YOUR GOAL: In the material below, list every line carrying the string "this".

(Records)

•••

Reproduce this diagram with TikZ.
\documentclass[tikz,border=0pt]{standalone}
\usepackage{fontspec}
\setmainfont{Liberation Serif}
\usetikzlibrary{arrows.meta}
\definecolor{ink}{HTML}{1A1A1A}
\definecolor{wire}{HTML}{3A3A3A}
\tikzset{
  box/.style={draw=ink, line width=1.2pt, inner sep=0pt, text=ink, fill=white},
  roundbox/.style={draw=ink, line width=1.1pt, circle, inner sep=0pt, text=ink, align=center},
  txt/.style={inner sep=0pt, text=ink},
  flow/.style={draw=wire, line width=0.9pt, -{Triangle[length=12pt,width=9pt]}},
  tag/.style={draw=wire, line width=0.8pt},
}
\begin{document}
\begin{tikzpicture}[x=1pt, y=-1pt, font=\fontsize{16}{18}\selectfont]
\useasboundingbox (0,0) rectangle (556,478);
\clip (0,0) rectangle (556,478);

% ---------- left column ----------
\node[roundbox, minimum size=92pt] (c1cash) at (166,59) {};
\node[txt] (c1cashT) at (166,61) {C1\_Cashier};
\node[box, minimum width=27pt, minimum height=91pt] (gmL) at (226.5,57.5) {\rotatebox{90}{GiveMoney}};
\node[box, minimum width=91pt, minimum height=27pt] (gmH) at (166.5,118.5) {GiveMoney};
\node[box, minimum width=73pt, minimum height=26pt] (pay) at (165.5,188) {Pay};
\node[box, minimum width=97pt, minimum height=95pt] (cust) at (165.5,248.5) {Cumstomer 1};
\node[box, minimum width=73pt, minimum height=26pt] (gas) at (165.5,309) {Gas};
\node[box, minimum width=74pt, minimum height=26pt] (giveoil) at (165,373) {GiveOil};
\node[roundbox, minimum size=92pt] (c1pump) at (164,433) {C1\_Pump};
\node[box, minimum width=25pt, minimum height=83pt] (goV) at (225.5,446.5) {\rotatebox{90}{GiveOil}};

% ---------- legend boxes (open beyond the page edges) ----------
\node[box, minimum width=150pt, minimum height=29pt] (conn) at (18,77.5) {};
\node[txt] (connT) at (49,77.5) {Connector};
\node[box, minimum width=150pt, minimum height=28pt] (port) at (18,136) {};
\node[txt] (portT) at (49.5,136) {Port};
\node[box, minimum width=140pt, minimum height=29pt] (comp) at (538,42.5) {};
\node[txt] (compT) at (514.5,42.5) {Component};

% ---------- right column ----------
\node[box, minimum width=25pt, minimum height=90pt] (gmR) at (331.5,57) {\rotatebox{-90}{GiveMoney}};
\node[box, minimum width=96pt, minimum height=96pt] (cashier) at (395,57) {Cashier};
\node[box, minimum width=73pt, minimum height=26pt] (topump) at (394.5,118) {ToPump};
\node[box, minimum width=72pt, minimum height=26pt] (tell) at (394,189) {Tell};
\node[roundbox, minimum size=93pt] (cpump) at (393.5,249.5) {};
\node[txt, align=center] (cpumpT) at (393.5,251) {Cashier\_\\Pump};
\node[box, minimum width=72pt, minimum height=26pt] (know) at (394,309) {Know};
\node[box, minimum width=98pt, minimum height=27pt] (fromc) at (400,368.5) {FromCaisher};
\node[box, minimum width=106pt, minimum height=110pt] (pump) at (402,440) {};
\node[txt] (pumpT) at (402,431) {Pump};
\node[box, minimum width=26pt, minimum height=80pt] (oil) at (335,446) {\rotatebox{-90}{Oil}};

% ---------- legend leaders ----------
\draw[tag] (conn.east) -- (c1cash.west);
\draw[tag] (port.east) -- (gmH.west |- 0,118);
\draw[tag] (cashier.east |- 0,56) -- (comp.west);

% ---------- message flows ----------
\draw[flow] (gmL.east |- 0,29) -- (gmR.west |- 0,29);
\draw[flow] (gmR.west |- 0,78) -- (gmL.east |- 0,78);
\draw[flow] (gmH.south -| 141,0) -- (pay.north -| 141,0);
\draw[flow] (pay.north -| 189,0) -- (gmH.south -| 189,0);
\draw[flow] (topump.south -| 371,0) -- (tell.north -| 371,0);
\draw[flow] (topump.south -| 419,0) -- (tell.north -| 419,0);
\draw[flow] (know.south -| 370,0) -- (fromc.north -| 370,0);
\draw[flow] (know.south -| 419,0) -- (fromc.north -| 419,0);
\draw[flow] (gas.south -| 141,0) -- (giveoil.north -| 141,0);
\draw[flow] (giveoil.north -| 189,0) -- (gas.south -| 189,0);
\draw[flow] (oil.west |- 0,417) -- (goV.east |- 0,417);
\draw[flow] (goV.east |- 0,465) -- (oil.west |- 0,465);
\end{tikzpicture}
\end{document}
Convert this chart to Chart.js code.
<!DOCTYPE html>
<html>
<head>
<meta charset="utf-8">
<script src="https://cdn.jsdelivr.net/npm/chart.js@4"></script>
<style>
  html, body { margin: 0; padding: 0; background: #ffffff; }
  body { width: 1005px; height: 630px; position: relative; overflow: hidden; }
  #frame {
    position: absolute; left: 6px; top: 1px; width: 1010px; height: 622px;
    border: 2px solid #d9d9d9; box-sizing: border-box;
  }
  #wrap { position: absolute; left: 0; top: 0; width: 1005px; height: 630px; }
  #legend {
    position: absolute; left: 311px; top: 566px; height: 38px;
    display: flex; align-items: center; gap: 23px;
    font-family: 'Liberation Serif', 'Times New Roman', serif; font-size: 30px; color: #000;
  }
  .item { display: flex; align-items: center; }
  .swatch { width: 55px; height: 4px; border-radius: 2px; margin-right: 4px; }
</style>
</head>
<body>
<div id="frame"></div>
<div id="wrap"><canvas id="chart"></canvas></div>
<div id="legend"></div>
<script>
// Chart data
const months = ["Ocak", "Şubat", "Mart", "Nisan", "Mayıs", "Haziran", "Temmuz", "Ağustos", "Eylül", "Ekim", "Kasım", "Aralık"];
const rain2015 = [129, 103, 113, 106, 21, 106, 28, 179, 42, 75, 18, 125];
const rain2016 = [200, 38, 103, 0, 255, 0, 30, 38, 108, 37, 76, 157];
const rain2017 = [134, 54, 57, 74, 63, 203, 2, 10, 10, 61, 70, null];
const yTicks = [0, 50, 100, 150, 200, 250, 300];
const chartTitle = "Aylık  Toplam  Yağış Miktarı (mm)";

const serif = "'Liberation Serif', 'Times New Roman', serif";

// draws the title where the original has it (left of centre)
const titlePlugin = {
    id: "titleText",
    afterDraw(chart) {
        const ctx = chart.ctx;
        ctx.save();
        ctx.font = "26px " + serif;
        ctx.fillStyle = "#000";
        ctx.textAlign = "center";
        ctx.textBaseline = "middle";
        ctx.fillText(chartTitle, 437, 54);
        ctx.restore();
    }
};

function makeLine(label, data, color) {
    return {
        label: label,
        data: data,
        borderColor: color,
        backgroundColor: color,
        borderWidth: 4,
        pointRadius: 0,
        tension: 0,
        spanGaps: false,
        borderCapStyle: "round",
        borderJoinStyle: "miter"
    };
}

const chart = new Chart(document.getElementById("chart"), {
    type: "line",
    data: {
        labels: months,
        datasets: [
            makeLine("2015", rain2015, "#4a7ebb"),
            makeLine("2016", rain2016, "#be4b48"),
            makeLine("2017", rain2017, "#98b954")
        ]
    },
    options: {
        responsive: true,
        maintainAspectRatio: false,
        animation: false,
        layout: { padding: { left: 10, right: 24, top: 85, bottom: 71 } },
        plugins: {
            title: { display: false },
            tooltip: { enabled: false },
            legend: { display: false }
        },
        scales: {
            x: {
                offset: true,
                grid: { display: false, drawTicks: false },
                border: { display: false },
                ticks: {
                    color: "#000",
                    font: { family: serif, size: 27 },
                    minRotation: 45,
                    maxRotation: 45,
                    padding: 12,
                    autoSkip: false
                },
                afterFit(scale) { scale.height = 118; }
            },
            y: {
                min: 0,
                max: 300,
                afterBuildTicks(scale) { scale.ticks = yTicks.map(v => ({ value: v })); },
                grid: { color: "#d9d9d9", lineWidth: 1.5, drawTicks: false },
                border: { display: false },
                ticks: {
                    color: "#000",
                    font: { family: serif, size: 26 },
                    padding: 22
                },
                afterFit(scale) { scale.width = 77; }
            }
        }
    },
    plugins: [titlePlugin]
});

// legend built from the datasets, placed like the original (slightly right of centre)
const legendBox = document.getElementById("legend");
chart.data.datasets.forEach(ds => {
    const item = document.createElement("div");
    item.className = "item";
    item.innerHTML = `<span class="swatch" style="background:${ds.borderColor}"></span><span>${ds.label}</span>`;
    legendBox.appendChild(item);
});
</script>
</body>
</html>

•••

THE COMPLETED TASK:
Reproduce this diagram with TikZ.
Convert this chart to Chart.js code.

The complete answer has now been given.